DATA SECTION:
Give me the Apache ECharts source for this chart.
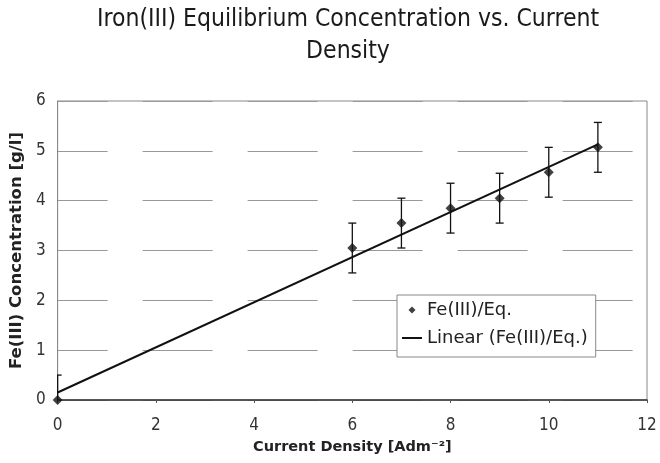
<!DOCTYPE html>
<html>
<head>
<meta charset="utf-8">
<script src="https://cdn.jsdelivr.net/npm/echarts@6/dist/echarts.min.js"></script>
<style>
  html, body { margin: 0; padding: 0; background: #fff; }
  #chart { width: 660px; height: 463px; }
</style>
</head>
<body>
<div id="chart"></div>
<script>
    // values
    var currentDensity = [0, 6, 7, 8, 9, 10, 11];
    var feConc = [0, 3.05, 3.55, 3.85, 4.05, 4.57, 5.07];
    var errorAmount = [0.5, 0.5, 0.5, 0.5, 0.5, 0.5, 0.5];
    var trendX = [0, 11];
    var trendY = [0.15, 5.13];
    var xTicks = [0, 2, 4, 6, 8, 10, 12];
    var yTicks = [0, 1, 2, 3, 4, 5, 6];

    var points = currentDensity.map(function (x, i) { return [x, feConc[i]]; });
    var errors = currentDensity.map(function (x, i) {
        return [x, feConc[i] - errorAmount[i], feConc[i] + errorAmount[i]];
    });
    var trend = trendX.map(function (x, i) { return [x, trendY[i]]; });

    var chart = echarts.init(document.getElementById('chart'));
    var narrow = 'DejaVu Sans Condensed, DejaVu Sans';
    var wide = 'DejaVu Sans';

    chart.setOption({
        animation: false,
        title: {
            text: 'Iron(III) Equilibrium Concentration vs. Current\nDensity',
            left: 348,
            textAlign: 'center',
            top: 4,
            padding: 0,
            textStyle: {
                fontFamily: narrow,
                fontSize: 24.5,
                fontWeight: 'normal',
                color: '#1a1a1a',
                lineHeight: 32
            }
        },
        legend: {
            orient: 'vertical',
            left: 397,
            top: 295,
            padding: [6, 8, 10, 5],
            itemGap: 10,
            itemWidth: 20,
            itemHeight: 12,
            backgroundColor: '#fff',
            borderColor: '#888',
            borderWidth: 1,
            textStyle: { fontFamily: wide, fontSize: 18, color: '#222', lineHeight: 18 },
            data: [
                { name: 'Fe(III)/Eq.', icon: 'path://M0,0 L0,0 M20,12 L20,12 M10,2.5 L13.5,6 L10,9.5 L6.5,6 Z' },
                { name: 'Linear (Fe(III)/Eq.)', icon: 'path://M0,5 L20,5 L20,7 L0,7 Z' }
            ]
        },
        grid: {
            left: 55,
            right: 13,
            top: 101,
            bottom: 63,
            show: true,
            borderColor: '#888',
            borderWidth: 1
        },
        xAxis: {
            type: 'value',
            min: 0,
            max: 12,
            interval: 2,
            name: 'Current Density [Adm\u207B\u00B2]',
            nameLocation: 'middle',
            nameGap: 40,
            nameTextStyle: { fontFamily: wide, fontSize: 14.5, fontWeight: 'bold', color: '#222' },
            axisLine: { lineStyle: { color: '#333', width: 1.5 } },
            axisTick: { show: true, length: 3, lineStyle: { color: '#555' } },
            axisLabel: { fontFamily: narrow, fontSize: 17, color: '#333', margin: 17,
                formatter: function (v) { return xTicks.indexOf(v) >= 0 ? String(v) : ''; } },
            splitLine: { show: false }
        },
        yAxis: {
            type: 'value',
            min: 0,
            max: 6,
            interval: 1,
            name: 'Fe(III) Concentration [g/l]',
            nameLocation: 'middle',
            nameGap: 27,
            nameTextStyle: { fontFamily: wide, fontSize: 16.5, fontWeight: 'bold', color: '#222' },
            axisLine: { show: true, lineStyle: { color: '#888', width: 1 } },
            axisTick: { show: false },
            axisLabel: { fontFamily: narrow, fontSize: 17, color: '#333', margin: 12,
                formatter: function (v) { return yTicks.indexOf(v) >= 0 ? String(v) : ''; } },
            splitLine: {
                show: true,
                lineStyle: { color: '#999', width: 1, type: [70, 35], dashOffset: 20 }
            }
        },
        series: [
            {
                name: 'Linear (Fe(III)/Eq.)',
                type: 'line',
                data: trend,
                symbol: 'none',
                lineStyle: { color: '#111', width: 2 },
                itemStyle: { color: '#111' },
                z: 2
            },
            {
                name: 'error',
                type: 'custom',
                data: errors,
                clip: true,
                renderItem: function (params, api) {
                    var x = api.value(0);
                    var lo = api.coord([x, api.value(1)]);
                    var hi = api.coord([x, api.value(2)]);
                    var cap = 4;
                    var style = { stroke: '#111', lineWidth: 1.3 };
                    return {
                        type: 'group',
                        children: [
                            { type: 'line', shape: { x1: hi[0], y1: hi[1], x2: lo[0], y2: lo[1] }, style: style },
                            { type: 'line', shape: { x1: hi[0] - cap, y1: hi[1], x2: hi[0] + cap, y2: hi[1] }, style: style },
                            { type: 'line', shape: { x1: lo[0] - cap, y1: lo[1], x2: lo[0] + cap, y2: lo[1] }, style: style }
                        ]
                    };
                },
                encode: { x: 0, y: [1, 2] },
                z: 3
            },
            {
                name: 'Fe(III)/Eq.',
                type: 'scatter',
                data: points,
                symbol: 'diamond',
                symbolSize: 10,
                clip: false,
                itemStyle: { color: '#111' },
                z: 4
            }
        ]
    });
</script>
</body>
</html>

TASK: Transcribe all the data word for word; the images stay out.

WRITTEN ANSWER:
Give me the Apache ECharts source for this chart.
<!DOCTYPE html>
<html>
<head>
<meta charset="utf-8">
<script src="https://cdn.jsdelivr.net/npm/echarts@6/dist/echarts.min.js"></script>
<style>
  html, body { margin: 0; padding: 0; background: #fff; }
  #chart { width: 660px; height: 463px; }
</style>
</head>
<body>
<div id="chart"></div>
<script>
    // values
    var currentDensity = [0, 6, 7, 8, 9, 10, 11];
    var feConc = [0, 3.05, 3.55, 3.85, 4.05, 4.57, 5.07];
    var errorAmount = [0.5, 0.5, 0.5, 0.5, 0.5, 0.5, 0.5];
    var trendX = [0, 11];
    var trendY = [0.15, 5.13];
    var xTicks = [0, 2, 4, 6, 8, 10, 12];
    var yTicks = [0, 1, 2, 3, 4, 5, 6];

    var points = currentDensity.map(function (x, i) { return [x, feConc[i]]; });
    var errors = currentDensity.map(function (x, i) {
        return [x, feConc[i] - errorAmount[i], feConc[i] + errorAmount[i]];
    });
    var trend = trendX.map(function (x, i) { return [x, trendY[i]]; });

    var chart = echarts.init(document.getElementById('chart'));
    var narrow = 'DejaVu Sans Condensed, DejaVu Sans';
    var wide = 'DejaVu Sans';

    chart.setOption({
        animation: false,
        title: {
            text: 'Iron(III) Equilibrium Concentration vs. Current\nDensity',
            left: 348,
            textAlign: 'center',
            top: 4,
            padding: 0,
            textStyle: {
                fontFamily: narrow,
                fontSize: 24.5,
                fontWeight: 'normal',
                color: '#1a1a1a',
                lineHeight: 32
            }
        },
        legend: {
            orient: 'vertical',
            left: 397,
            top: 295,
            padding: [6, 8, 10, 5],
            itemGap: 10,
            itemWidth: 20,
            itemHeight: 12,
            backgroundColor: '#fff',
            borderColor: '#888',
            borderWidth: 1,
            textStyle: { fontFamily: wide, fontSize: 18, color: '#222', lineHeight: 18 },
            data: [
                { name: 'Fe(III)/Eq.', icon: 'path://M0,0 L0,0 M20,12 L20,12 M10,2.5 L13.5,6 L10,9.5 L6.5,6 Z' },
                { name: 'Linear (Fe(III)/Eq.)', icon: 'path://M0,5 L20,5 L20,7 L0,7 Z' }
            ]
        },
        grid: {
            left: 55,
            right: 13,
            top: 101,
            bottom: 63,
            show: true,
            borderColor: '#888',
            borderWidth: 1
        },
        xAxis: {
            type: 'value',
            min: 0,
            max: 12,
            interval: 2,
            name: 'Current Density [Adm\u207B\u00B2]',
            nameLocation: 'middle',
            nameGap: 40,
            nameTextStyle: { fontFamily: wide, fontSize: 14.5, fontWeight: 'bold', color: '#222' },
            axisLine: { lineStyle: { color: '#333', width: 1.5 } },
            axisTick: { show: true, length: 3, lineStyle: { color: '#555' } },
            axisLabel: { fontFamily: narrow, fontSize: 17, color: '#333', margin: 17,
                formatter: function (v) { return xTicks.indexOf(v) >= 0 ? String(v) : ''; } },
            splitLine: { show: false }
        },
        yAxis: {
            type: 'value',
            min: 0,
            max: 6,
            interval: 1,
            name: 'Fe(III) Concentration [g/l]',
            nameLocation: 'middle',
            nameGap: 27,
            nameTextStyle: { fontFamily: wide, fontSize: 16.5, fontWeight: 'bold', color: '#222' },
            axisLine: { show: true, lineStyle: { color: '#888', width: 1 } },
            axisTick: { show: false },
            axisLabel: { fontFamily: narrow, fontSize: 17, color: '#333', margin: 12,
                formatter: function (v) { return yTicks.indexOf(v) >= 0 ? String(v) : ''; } },
            splitLine: {
                show: true,
                lineStyle: { color: '#999', width: 1, type: [70, 35], dashOffset: 20 }
            }
        },
        series: [
            {
                name: 'Linear (Fe(III)/Eq.)',
                type: 'line',
                data: trend,
                symbol: 'none',
                lineStyle: { color: '#111', width: 2 },
                itemStyle: { color: '#111' },
                z: 2
            },
            {
                name: 'error',
                type: 'custom',
                data: errors,
                clip: true,
                renderItem: function (params, api) {
                    var x = api.value(0);
                    var lo = api.coord([x, api.value(1)]);
                    var hi = api.coord([x, api.value(2)]);
                    var cap = 4;
                    var style = { stroke: '#111', lineWidth: 1.3 };
                    return {
                        type: 'group',
                        children: [
                            { type: 'line', shape: { x1: hi[0], y1: hi[1], x2: lo[0], y2: lo[1] }, style: style },
                            { type: 'line', shape: { x1: hi[0] - cap, y1: hi[1], x2: hi[0] + cap, y2: hi[1] }, style: style },
                            { type: 'line', shape: { x1: lo[0] - cap, y1: lo[1], x2: lo[0] + cap, y2: lo[1] }, style: style }
                        ]
                    };
                },
                encode: { x: 0, y: [1, 2] },
                z: 3
            },
            {
                name: 'Fe(III)/Eq.',
                type: 'scatter',
                data: points,
                symbol: 'diamond',
                symbolSize: 10,
                clip: false,
                itemStyle: { color: '#111' },
                z: 4
            }
        ]
    });
</script>
</body>
</html>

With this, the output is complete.